Stefan Bielmeier writes in the Wirtschaftswoche that the “new generosity of the government will cost a lot of money and will destroy many jobs. The minimum wage as share of median wage would be around 62 percent in Germany in 2015, the highest in Europe. As a consequence, Germany might await the same scenario as France, where the high minimum wage (60 percent) and the strong dismissal protection are main causes for high youth unemployment according to Bielmeier. Furthermore, higher wages will lead to higher costs for businesses which may eventually deteriorate their competitiveness.

The Hamburg Institute of International Economics writes in a report that the current plan of the grand coalition to allow employees to retire at 63 is a “fatal signal”. “In Germany, the various early retirement options and generous pension schemes of the 70s and 80s have created a society that, at the age of 50, is already mentally prepared to receive a pension.”

Klaus Zimmermann, Director of the Institute for the Study of Labour (IZA) believes that this reform will put further pressure on younger generations, which will have to pay on the long run. Michael Hüther, head of the Cologne Institute for Economic Research, says firms had so far countered the skilled labour shortage by keeping older employees on for longer and that lowering the pension age sent out “completely the wrong signal”. He says that “A longer working life and a higher retirement age are the best tools we have to counter the demographic change and a skilled labour shortage”.

In an article on the FAZ on 13th April, Christoph Schmidt, Anabell Kohlmeier and Lars Feld write that the coalition parties follow with the pension reform a clientele policy at the expense of Germany’s competitiveness. Moreover, the reform will put at stake the sustainability of the German pension fund ensured by previous reforms as the extra costs cannot be solely paid by reserves of the pension fund.

Rainer Dulger, head of metal and electrical employer’s association Gesamtmetall says that “Pension contributions and taxes will inevitably rise at the expense of ever fewer contributors, so young people will have to pay for these presents knowing full well that they will never get as much as themselves”.

Former SPD chancellor Gerhard Schröder says“It’s absolutely the wrong signal, especially in view of our European partners, from whom we’ve rightly been demanding structural reforms”, Schröder writes in a new book, an excerpt of which was published in Bild on 29th January. The extra costs to the pension system will mean employee and employer pension contributions will have to be raised in a few years, he says, adding: “There are simply not enough workers who can finance the growing group of pensioners”.

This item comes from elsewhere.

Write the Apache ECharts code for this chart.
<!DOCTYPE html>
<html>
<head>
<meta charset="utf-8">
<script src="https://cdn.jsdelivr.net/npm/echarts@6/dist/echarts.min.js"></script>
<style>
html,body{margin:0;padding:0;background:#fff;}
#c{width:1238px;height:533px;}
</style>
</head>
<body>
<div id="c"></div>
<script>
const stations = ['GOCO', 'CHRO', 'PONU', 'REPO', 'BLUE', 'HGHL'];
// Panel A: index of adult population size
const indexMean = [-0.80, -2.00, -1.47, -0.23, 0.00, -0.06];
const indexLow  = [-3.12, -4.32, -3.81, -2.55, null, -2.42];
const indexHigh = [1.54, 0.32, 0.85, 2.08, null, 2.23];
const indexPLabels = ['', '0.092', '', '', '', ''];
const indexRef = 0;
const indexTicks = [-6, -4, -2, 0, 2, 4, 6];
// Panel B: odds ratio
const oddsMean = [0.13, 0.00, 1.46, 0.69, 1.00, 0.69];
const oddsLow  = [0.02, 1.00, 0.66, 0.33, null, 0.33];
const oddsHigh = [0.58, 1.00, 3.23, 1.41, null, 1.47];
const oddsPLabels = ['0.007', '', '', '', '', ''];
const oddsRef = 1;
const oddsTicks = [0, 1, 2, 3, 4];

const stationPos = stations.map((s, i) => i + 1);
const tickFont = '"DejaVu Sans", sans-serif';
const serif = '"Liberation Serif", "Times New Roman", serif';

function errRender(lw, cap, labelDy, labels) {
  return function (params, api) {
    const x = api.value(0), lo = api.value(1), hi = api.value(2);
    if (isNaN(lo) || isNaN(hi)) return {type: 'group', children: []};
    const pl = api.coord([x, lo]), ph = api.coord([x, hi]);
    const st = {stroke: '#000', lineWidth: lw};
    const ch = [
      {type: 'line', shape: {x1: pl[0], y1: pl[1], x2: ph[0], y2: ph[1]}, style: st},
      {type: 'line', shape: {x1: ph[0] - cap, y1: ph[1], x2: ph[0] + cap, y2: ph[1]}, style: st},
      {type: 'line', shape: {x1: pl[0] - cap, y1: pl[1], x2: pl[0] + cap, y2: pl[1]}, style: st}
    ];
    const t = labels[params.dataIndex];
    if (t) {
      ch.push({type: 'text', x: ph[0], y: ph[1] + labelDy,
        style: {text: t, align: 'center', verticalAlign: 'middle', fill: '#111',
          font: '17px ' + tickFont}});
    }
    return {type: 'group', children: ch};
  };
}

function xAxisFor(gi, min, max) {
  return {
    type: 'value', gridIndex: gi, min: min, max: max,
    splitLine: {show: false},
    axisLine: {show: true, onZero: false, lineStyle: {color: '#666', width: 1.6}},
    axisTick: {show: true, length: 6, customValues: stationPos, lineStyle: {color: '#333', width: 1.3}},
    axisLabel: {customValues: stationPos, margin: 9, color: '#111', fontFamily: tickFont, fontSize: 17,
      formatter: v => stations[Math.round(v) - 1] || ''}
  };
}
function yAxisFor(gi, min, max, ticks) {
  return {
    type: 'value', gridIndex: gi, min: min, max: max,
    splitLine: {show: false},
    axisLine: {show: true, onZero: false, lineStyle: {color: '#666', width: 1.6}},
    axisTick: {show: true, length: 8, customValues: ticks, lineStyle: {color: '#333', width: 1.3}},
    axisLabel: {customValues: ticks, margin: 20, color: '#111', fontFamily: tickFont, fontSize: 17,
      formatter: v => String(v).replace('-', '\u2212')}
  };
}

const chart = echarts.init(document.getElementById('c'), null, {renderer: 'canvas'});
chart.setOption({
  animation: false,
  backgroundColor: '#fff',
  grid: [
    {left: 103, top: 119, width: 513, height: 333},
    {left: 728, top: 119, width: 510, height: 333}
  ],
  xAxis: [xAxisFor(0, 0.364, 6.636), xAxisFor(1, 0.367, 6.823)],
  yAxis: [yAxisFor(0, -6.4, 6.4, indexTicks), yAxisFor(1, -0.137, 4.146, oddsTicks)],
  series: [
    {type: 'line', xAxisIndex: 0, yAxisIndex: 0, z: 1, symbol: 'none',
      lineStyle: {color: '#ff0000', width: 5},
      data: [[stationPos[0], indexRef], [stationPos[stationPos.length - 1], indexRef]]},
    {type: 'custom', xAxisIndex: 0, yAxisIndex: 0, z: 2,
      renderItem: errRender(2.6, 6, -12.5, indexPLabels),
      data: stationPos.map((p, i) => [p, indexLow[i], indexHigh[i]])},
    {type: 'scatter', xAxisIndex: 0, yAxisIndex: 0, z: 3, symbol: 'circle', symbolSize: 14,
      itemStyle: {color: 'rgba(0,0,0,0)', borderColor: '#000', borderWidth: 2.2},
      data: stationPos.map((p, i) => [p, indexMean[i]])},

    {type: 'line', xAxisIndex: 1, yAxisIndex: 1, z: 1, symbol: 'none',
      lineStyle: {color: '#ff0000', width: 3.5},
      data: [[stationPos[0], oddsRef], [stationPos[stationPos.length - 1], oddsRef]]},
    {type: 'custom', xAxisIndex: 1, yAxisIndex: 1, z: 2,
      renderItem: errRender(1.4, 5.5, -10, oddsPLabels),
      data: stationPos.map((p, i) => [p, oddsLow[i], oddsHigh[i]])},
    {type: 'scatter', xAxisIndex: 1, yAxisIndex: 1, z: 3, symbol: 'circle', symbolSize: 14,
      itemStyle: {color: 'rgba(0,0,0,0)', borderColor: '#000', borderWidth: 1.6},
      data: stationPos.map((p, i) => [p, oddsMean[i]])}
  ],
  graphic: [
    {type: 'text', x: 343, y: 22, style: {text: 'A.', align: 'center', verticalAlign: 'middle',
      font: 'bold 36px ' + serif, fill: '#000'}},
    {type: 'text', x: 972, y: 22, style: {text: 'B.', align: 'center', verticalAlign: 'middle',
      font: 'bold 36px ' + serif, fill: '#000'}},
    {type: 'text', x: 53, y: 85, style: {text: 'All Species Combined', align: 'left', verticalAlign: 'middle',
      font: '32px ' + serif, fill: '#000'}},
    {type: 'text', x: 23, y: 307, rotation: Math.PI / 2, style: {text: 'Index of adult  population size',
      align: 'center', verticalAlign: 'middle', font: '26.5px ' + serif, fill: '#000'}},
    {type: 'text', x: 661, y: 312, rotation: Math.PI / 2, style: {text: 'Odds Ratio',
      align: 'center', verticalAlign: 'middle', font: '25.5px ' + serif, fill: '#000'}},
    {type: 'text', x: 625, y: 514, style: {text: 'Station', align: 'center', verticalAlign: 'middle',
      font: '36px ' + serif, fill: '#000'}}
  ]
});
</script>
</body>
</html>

Die Welt writes that the pension reform has the advantage that its costs will be paid by those who currently don’t vote, namely the future contributors. Those responsible for this reform do either not understand the demographic challenge Germany is facing or act cynically according to the motto “After us, the deluge!” Both SPD and CDU have to watch out not to lose sight of young generations in the contest over the favour of pensioners according to the Welt.

Wolfgang Weimer writes that the reform is a revenge Nahles’ for the 2005 Agendapolitik and one needs to look back to understand: In 2005, there was a “brutal power struggle” between SPD-Chairman Franz Müntefering and Nahles which “declares war” to Müntefering by running for secretary general of the SPD. She wins and Müntefering throws in the towel. Since 2005, the SPD is traumatized. Since then, Nahles states that the misery of the SPD comes from Schröder’s reforms and the increase of pension age to 67. Weimer writes that the current pension reform bears the markings of personal coping with a trauma, which will cost billions. Nahles wants to reverse Agendapolitik of Schröder and Müntefering. The introduction of the minimum wage will break-up the second cornerstone of the Agendapolitik. Nahles doesn’t worry about the low-qualified who will lose their job chances, or about the thousands of jobs that will be destroyed in Eastern Germany. Neither Müntefering nor the entire republic merits that a campaign of vengeance becomes a governmental policy.